Reed shot a 1-under-par 70 for a 72-hole total of 9-under 275. Sean O’Hair fashioned a final round 66 to tie for second at 276 with Argentine Emiliano Grillo. Day (69) bogeyed the 16th to drop into a three-way tie for third at 277 with Scott (71) and Gary Woodland (69).

Fowler had the biggest meltdown. He had only one bogey through 64 holes of the tournament, but a streak of 55 holes without a bogey ended at the par-4 11th when he failed to get a sand save and fell out of a tie for the lead with Reed at 10 under.
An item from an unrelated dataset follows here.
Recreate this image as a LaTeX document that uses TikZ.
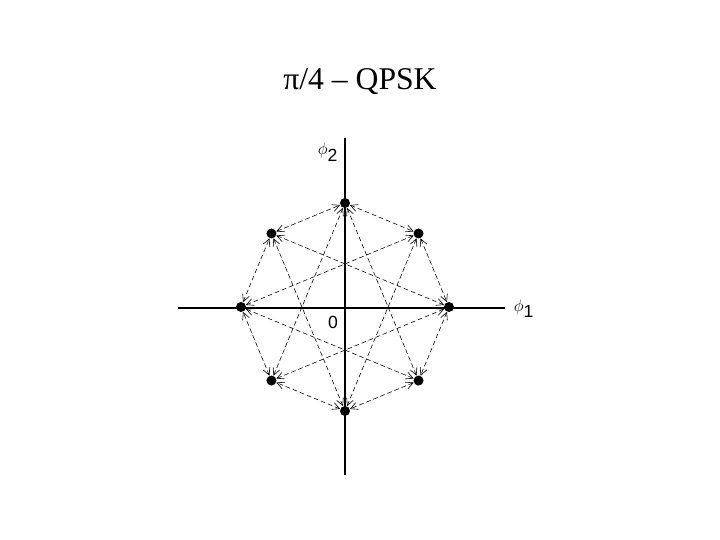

He bogeyed the par-4 15th the same way and took double bogey at the 16th when his first shot out of a greenside bunker barely cleared the lip and nestled in deep rough.

Fowler stopped the bleeding with a birdie at the par-3 17th but hit a wild drive at No. 18 on his way to a closing bogey and a final round 74 that dropped him to a seventh-place tie at 6-under 278. He needed to finish solo third or better to earn one of eight automatic Ryder Cup qualifying berths but now must hope to be one of four captain’s picks.

“Very disappointing,” Fowler said. “It’s not the way I was playing the back nine all week . . . No. 15 and No. 16, if I go par-par there, it’s a different story.”

When Reed and Fowler finished the 10th hole, they were tied at 10 under par, and were among seven players separated by two strokes. Reed made a par save out of a bunker at the 11th when Fowler bogeyed and then sank a birdie at No. 12 to reach 11 under with a two-stroke lead.

“I felt like that stretch right there set the tone for me and kind of let me run with it back to the winner’s circle,” Reed said.

It was touch-and-go until he made the seven-footer to save par at the par-3 17th. Reed said caddy Kessler Karain told him, “I don’t care what [break] you see on this, just make it.”

“This one lipped in for me,” Reed said. “Going into No. 18 with a two-shot lead is so much easier than with a one-shot lead. As long as you don’t hit it out of bounds, the odds of you being able to make five are definitely in your favor.”

Reed barely got it home for the win, but he clinched an automatic Ryder Cup berth. “It was very important,” said Reed, who was on the losing U.S. side two years ago in Scotland. “I want sweet revenge like our whole team does.”